As to having to see it in person: nonsense. Just take one of the unscaled images from Anand's article and scale it down to 2880 x 1800 and see how it looks.

I'm eager to see it for myself.
 
If anybody's wondering, if you're a student or parent of a student you can get the new MacBook Pros for $200 off and a $100 back to school gift card. Even though school just ended for most students last week.
 
Anyone have info on what resolution the machine uses when running Windows under Boot Camp?
 
If you look at their photos of the different workspace options they posted you can see all of the images are still in the native resolution. Fuzziness should not be an issue like it is on typical monitors.
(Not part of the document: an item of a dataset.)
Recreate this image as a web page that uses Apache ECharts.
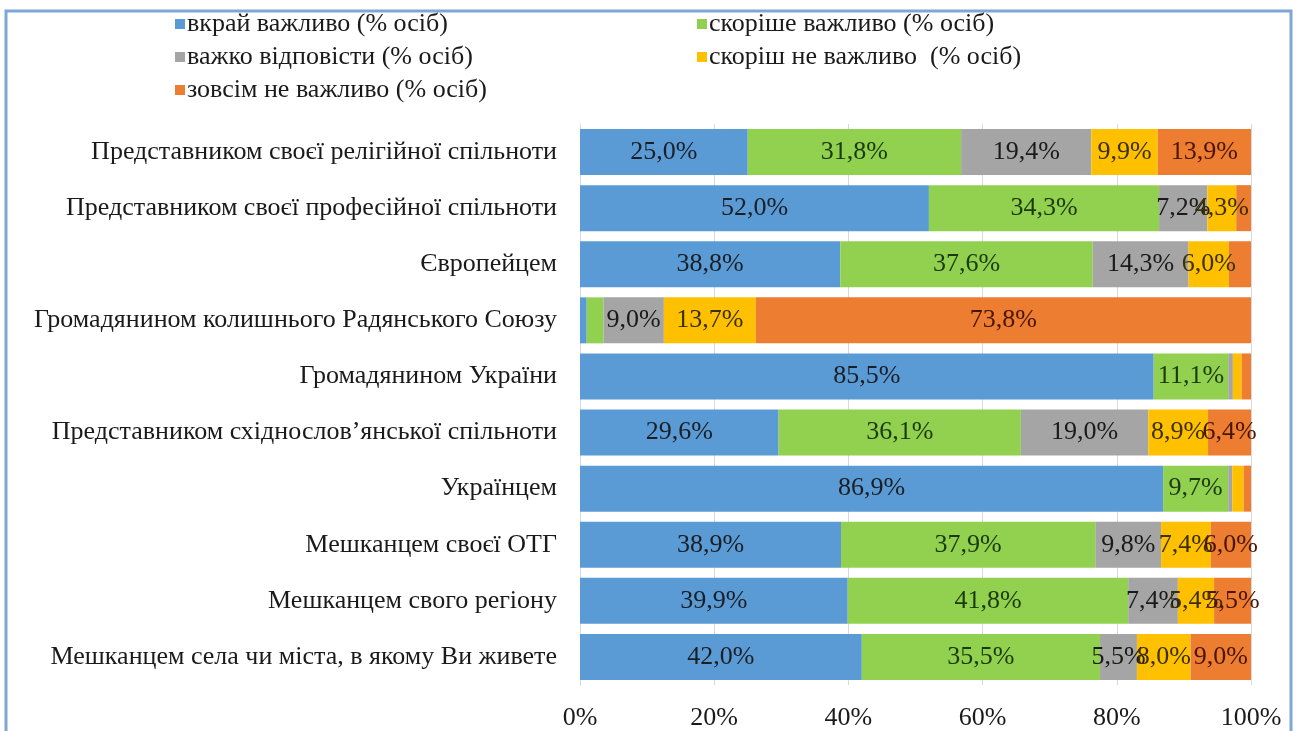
<!DOCTYPE html>
<html>
<head>
<meta charset="utf-8">
<script src="https://cdn.jsdelivr.net/npm/echarts@6/dist/echarts.min.js"></script>
<style>
html,body{margin:0;padding:0;background:#fff;}
#chart{width:1299px;height:731px;}
</style>
</head>
<body>
<div id="chart"></div>
<script>
const categories = [
  'Представником своєї релігійної спільноти',
  'Представником своєї професійної спільноти',
  'Європейцем',
  'Громадянином колишнього Радянського Союзу',
  'Громадянином України',
  'Представником східнослов’янської спільноти',
  'Українцем',
  'Мешканцем своєї ОТГ',
  'Мешканцем свого регіону',
  'Мешканцем села чи міста, в якому Ви живете'
];
const seriesNames = [
  'вкрай важливо (% осіб)',
  'скоріше важливо (% осіб)',
  'важко відповісти (% осіб)',
  'скоріш не важливо  (% осіб)',
  'зовсім не важливо (% осіб)'
];
const veryImportant   = [25.0, 52.0, 38.8, 1.0, 85.5, 29.6, 86.9, 38.9, 39.9, 42.0];
const ratherImportant = [31.8, 34.3, 37.6, 2.5, 11.1, 36.1, 9.7, 37.9, 41.8, 35.5];
const hardToSay       = [19.4, 7.2, 14.3, 9.0, 0.7, 19.0, 0.6, 9.8, 7.4, 5.5];
const ratherNot       = [9.9, 4.3, 6.0, 13.7, 1.3, 8.9, 1.7, 7.4, 5.4, 8.0];
const notAtAll        = [13.9, 2.2, 3.3, 73.8, 1.4, 6.4, 1.1, 6.0, 5.5, 9.0];
const xTicks = [0, 20, 40, 60, 80, 100];

const colors = ['#5b9bd5', '#92d050', '#a5a5a5', '#ffc000', '#ed7d31'];
const labelColors = ['#1a1f26', '#1b3a0c', '#1a1a1a', '#3d3000', '#4a1505'];
const allData = [veryImportant, ratherImportant, hardToSay, ratherNot, notAtAll];
const FONT = 'Liberation Serif';
const FS = 26;

const chart = echarts.init(document.getElementById('chart'));
chart.setOption({
  animation: false,
  textStyle: {fontFamily: FONT},
  graphic: [{
    type: 'polyline',
    shape: {points: [[6, 731], [6, 11], [1291, 11], [1291, 731]]},
    style: {stroke: '#7fa7d4', lineWidth: 3, fill: null}
  }],
  legend: [
    {
      data: [seriesNames[0], seriesNames[2], seriesNames[4]],
      orient: 'vertical', left: 170, top: 6, itemGap: 7,
      icon: 'rect', itemWidth: 10, itemHeight: 10,
      textStyle: {fontFamily: FONT, fontSize: FS, color: '#1a1a1a', padding: [0, 0, 0, -3]}
    },
    {
      data: [seriesNames[1], seriesNames[3]],
      orient: 'vertical', left: 692, top: 6, itemGap: 7,
      icon: 'rect', itemWidth: 10, itemHeight: 10,
      textStyle: {fontFamily: FONT, fontSize: FS, color: '#1a1a1a', padding: [0, 0, 0, -3]}
    }
  ],
  grid: {left: 580, right: 48, top: 124, bottom: 46, containLabel: false},
  xAxis: {
    type: 'value', min: 0, max: 100, interval: 20,
    axisLine: {show: false}, axisTick: {show: false},
    splitLine: {show: true, lineStyle: {color: '#d9d9d9', width: 1}},
    axisLabel: {
      fontFamily: FONT, fontSize: FS, color: '#1a1a1a', margin: 20,
      formatter: v => xTicks.includes(v) ? v + '%' : ''
    }
  },
  yAxis: {
    type: 'category', data: categories, inverse: true,
    axisLine: {show: true, lineStyle: {color: '#d9d9d9'}},
    axisTick: {show: false},
    axisLabel: {fontFamily: FONT, fontSize: FS, color: '#1a1a1a', margin: 23}
  },
  series: seriesNames.map((name, i) => ({
    name: name,
    type: 'bar',
    stack: 'total',
    barCategoryGap: '18%',
    data: allData[i],
    itemStyle: {color: colors[i]},
    label: {
      show: true, position: 'inside',
      fontFamily: FONT, fontSize: FS, color: labelColors[i],
      formatter: p => p.value >= 4 ? p.value.toFixed(1).replace('.', ',') + '%' : ''
    }
  }))
});
</script>
</body>
</html>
The resolution on the screen is always the same with this new MacBook Pro, they just change the HiDPI mode.
 
This is a confusing subject, but people need to make an important distinction:

Given the "resolution" settings shown in this article, OS X will ALWAYS be outputting a 2880x1800 signal to the LCD. All that is happening is that the software is doing scaling to simulate the desktop size and feel of a traditional 1920x1200 monitor.

The real curious part is what the monitor will look like when you are NOT operating directly in OS X. An example would be a game like Diablo 3. When you select 1440xwhatever in the game, the signal being sent to the LCD will need to be UPSCALED. The argument is that the pixel density is so high that any traditional non-native resolution blurring will be unnoticeable.
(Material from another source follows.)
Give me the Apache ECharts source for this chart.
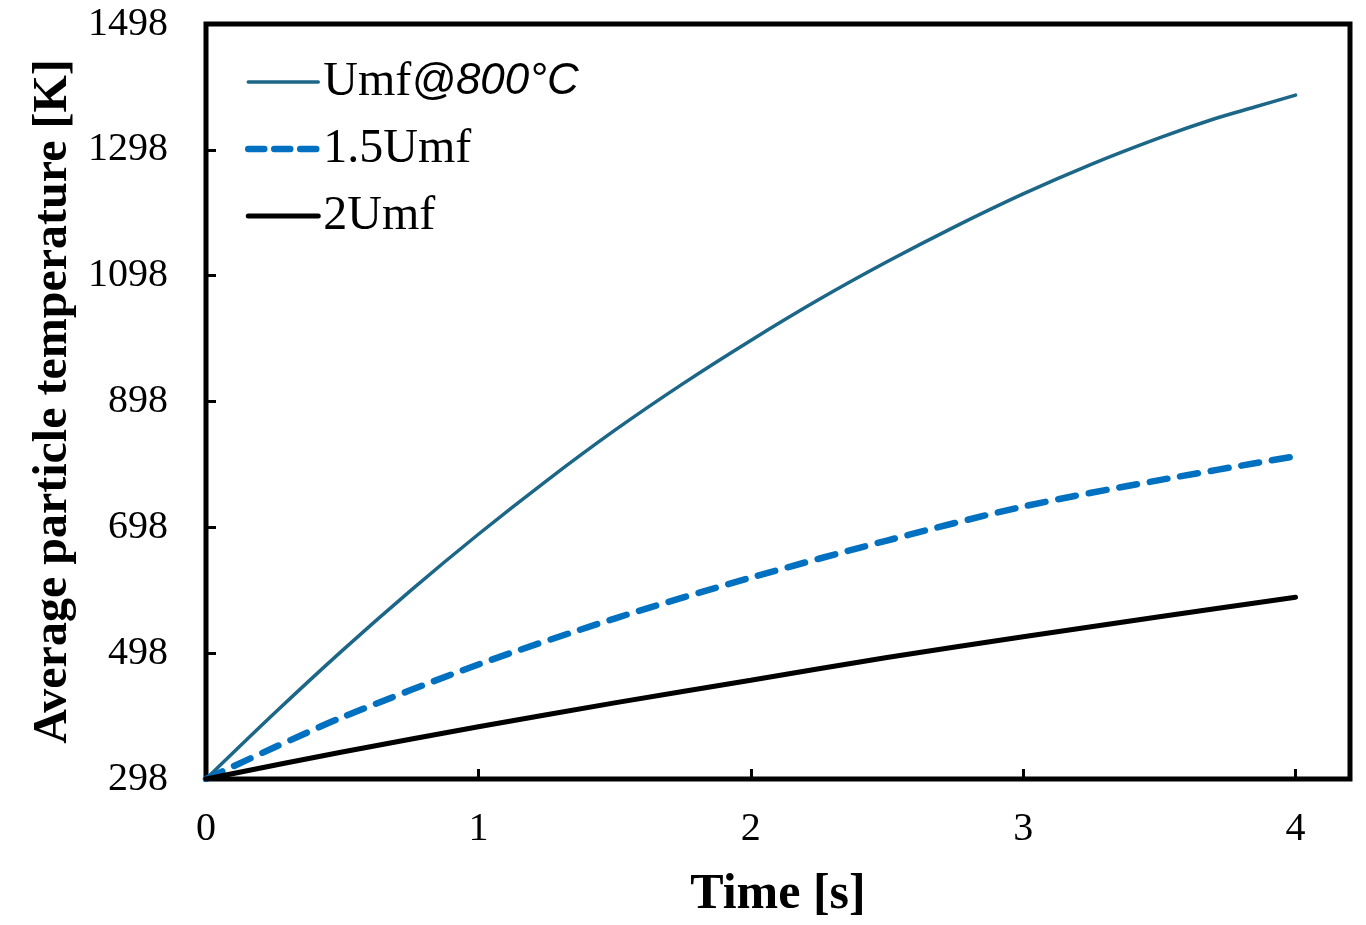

What is unclear to me is during this entire process, I expect OS X is still running complex scaling in the background. I would expect there to be performance hits due to all this behind the scenes magic. I'm super excited about this transition to retina, but this change in tech will shake up the traditional notions of display resolutions considerably.
 
wow i can't believe the zenbook beat-out the new macbook display. I haven't really seen the zenbook display before

It doesn't really. The zenbook has more whites (is brighter) than the MBP Retina, but has less blacks. The contrast is higher, but that doesn't mean it's a better screen.
 
The benefit of that resolution is not needing AA and AF in games, but few laptop cards are up to it on modern games at any sort of high setting.

Unfortunately, nobody seems to have told the tech over at Annand. You will see in the screenshots that they are running Diablo3 at native res but has AA enabled.


F
 
Someone please do a test on FAN NOISE!

Also "Google Chrome currently uses its own text rendering engine and is thus unable to take advantage of the sharper text available in Safari"...

Again another bite at Google here.
 
wow i can't believe the zenbook beat-out the new macbook display. I haven't really seen the zenbook display before

The Zenbook's overall contrast ratio is higher, yes. Is it a better display though? The Asus isn't a "retina" quality display, and it's black levels aren't as good as the new MacBook Pro. The Zenbook has brighter white levels, which is why it edges ahead in overall contrast.

Personally, I'd much rather have the deepest black levels, than the brighest white levels. I never turn my brightness levels up that high to begin with. Deep blacks and saturated colors make for the most pleasing viewing experience.... just like on the new iPad.
 
Scaled at 1680x1050:

(Click to enlarge)

Scaled at 1920x1200 :

(Click to enlarge)


The downscaled elements themselves are not fuzzy at all as you can see. Now we just need to see how they look when displayed on the higher resolution Retina Display, but with such a high PPI I imagine it can't be that bad.

EDIT: Just noticed the bottom left corner of the Dock looks weird at 1680x1050. That's probably just a display bug that will be fixed though as all the rest is smooth and it's fine at 1920x1200.

EDIT2: As KnightWRX pointed out, the scaled images are actually rendered at twice their linear resolution (4 times the pixels) by OS X and then downscaled to 2880x1800 when displayed, so for example instead of simply being upscaled from 1680x1050 to 2880x1800, it's rendered at 3360x2100 and then downscaled to 2880x1800 to be displayed. This should allow to display more details than if you were simply using a 1680x1050 display, but the downscaling process (from 3360x2100 to 2880x1800) will still make you lose a bit of sharpness when compared to native 2880x1800 or 1440x900 HiDPI.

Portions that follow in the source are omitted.